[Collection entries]

____

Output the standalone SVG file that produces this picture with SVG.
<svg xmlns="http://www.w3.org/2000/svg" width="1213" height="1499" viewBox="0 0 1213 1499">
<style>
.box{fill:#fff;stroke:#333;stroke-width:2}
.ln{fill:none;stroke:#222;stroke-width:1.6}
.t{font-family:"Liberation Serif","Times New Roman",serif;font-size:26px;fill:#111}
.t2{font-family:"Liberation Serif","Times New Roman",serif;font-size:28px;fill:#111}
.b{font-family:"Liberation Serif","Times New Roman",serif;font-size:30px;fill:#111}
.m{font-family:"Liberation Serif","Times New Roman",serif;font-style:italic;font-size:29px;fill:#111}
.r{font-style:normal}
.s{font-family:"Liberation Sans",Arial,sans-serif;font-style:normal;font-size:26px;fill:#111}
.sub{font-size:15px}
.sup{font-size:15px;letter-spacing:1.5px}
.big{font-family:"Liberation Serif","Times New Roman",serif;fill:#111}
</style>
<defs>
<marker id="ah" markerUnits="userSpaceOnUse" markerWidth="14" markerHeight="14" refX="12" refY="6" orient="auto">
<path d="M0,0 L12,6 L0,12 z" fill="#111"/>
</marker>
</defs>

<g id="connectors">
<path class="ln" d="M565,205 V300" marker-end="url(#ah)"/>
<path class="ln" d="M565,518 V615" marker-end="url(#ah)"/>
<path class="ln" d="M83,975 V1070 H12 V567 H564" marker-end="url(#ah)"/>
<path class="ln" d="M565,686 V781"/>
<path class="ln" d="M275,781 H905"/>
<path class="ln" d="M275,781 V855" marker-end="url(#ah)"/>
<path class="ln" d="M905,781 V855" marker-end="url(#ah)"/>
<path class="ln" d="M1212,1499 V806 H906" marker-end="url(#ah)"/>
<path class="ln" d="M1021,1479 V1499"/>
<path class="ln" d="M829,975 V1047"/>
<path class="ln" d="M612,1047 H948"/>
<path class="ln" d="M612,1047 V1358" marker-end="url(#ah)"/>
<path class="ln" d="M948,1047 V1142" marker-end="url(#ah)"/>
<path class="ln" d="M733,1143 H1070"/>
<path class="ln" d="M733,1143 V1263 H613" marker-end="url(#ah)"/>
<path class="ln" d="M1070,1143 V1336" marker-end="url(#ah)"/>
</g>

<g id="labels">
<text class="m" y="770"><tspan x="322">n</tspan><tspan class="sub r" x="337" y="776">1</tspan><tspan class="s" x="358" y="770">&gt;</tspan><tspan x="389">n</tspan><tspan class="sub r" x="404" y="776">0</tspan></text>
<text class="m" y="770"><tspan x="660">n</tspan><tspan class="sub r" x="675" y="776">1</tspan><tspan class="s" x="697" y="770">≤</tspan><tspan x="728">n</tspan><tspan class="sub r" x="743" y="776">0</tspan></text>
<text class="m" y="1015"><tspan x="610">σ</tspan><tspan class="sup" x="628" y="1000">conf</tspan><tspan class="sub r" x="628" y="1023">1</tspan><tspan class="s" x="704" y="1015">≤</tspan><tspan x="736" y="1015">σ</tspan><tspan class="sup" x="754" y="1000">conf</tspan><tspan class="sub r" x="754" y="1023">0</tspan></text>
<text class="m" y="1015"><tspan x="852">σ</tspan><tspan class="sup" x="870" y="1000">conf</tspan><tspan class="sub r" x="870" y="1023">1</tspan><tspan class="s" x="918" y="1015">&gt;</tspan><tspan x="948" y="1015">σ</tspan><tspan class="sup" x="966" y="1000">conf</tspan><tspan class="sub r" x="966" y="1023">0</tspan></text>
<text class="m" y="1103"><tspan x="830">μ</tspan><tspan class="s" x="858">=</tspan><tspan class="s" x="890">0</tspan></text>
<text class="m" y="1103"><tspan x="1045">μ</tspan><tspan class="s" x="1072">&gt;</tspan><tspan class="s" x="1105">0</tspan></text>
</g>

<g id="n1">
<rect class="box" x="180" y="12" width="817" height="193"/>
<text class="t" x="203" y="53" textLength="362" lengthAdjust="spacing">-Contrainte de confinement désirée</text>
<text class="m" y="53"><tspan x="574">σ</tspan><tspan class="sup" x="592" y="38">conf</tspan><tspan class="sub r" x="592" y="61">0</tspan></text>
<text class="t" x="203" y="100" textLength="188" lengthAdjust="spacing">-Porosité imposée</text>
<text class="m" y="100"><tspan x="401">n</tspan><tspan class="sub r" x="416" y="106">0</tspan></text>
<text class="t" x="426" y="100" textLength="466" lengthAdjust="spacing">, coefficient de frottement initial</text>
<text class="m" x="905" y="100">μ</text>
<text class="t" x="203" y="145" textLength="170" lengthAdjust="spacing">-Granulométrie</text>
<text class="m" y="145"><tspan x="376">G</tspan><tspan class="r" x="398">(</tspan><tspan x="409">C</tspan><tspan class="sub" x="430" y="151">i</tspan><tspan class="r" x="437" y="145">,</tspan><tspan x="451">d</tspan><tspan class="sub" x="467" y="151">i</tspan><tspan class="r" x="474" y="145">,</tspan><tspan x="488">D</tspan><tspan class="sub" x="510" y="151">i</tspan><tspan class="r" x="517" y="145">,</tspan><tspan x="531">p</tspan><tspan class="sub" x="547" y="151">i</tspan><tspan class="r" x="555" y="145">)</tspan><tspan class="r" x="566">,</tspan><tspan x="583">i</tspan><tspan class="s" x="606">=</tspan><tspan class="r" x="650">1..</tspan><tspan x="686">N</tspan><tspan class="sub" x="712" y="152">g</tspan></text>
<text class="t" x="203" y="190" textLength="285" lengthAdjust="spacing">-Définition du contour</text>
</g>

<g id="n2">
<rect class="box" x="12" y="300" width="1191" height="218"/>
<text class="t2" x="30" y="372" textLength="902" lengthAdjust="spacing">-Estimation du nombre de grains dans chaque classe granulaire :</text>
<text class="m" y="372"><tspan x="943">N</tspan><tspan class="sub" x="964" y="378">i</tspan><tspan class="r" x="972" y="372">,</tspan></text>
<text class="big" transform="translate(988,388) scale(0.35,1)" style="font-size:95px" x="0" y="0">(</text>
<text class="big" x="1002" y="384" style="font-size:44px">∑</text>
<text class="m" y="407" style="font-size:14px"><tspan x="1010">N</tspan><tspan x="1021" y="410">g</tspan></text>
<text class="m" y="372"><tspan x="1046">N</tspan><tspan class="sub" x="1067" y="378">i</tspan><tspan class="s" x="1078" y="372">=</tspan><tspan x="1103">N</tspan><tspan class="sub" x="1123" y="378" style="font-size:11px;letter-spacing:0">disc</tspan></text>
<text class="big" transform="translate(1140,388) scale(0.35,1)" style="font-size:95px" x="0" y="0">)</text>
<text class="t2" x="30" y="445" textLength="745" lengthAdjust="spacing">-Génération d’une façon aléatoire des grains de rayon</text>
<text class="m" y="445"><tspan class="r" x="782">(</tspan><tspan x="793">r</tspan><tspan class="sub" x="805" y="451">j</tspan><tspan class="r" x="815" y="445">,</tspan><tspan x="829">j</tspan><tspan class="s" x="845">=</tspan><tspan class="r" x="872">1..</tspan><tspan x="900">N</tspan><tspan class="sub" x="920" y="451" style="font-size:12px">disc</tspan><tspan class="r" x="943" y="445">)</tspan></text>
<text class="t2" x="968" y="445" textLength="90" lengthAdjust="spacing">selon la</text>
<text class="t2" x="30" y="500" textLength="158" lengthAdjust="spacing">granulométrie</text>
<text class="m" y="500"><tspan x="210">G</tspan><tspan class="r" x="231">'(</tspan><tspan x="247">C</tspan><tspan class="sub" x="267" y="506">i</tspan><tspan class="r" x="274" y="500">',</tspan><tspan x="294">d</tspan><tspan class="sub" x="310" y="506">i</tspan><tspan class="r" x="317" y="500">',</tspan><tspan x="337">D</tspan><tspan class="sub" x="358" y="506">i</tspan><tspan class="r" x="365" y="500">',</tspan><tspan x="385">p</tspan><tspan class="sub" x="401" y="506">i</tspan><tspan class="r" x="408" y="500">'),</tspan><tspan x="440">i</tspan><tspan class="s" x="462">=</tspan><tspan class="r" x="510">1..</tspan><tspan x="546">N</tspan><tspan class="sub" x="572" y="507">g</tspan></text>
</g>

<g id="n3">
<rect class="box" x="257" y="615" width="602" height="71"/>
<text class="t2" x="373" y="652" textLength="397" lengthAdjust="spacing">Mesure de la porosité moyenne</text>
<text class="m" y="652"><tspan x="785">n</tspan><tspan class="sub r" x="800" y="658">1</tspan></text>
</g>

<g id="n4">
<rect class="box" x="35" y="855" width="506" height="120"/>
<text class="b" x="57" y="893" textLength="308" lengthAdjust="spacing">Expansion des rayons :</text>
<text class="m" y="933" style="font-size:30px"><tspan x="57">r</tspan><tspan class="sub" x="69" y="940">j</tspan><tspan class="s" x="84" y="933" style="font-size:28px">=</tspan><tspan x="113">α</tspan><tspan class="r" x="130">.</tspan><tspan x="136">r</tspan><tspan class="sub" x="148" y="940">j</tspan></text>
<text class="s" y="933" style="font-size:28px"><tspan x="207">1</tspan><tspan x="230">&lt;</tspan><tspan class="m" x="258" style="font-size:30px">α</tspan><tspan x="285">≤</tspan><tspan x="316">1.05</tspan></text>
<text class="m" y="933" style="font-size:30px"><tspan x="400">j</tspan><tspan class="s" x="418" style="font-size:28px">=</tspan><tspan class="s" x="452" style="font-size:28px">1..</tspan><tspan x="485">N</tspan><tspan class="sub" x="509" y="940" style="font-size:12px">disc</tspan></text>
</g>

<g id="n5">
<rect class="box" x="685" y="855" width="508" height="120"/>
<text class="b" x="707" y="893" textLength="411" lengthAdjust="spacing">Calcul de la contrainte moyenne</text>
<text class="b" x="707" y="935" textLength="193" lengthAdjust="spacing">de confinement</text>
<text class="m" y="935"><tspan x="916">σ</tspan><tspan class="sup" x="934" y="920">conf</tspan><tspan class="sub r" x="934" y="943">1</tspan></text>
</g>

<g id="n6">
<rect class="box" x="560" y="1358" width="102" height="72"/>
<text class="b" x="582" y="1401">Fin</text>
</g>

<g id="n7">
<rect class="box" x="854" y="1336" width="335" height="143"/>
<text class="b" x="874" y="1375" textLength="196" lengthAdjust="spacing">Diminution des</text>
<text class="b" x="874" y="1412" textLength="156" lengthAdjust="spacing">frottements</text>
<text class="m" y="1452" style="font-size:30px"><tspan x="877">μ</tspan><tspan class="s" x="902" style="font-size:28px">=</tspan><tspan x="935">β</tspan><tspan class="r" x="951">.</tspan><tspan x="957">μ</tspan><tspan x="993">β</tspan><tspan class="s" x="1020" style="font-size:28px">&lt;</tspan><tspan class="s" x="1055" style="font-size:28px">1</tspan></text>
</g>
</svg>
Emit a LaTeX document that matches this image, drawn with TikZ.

____

**Brief:** Tell how many lines in the records above contain "that", giving the number and no other words.

**Finished exercise:** 2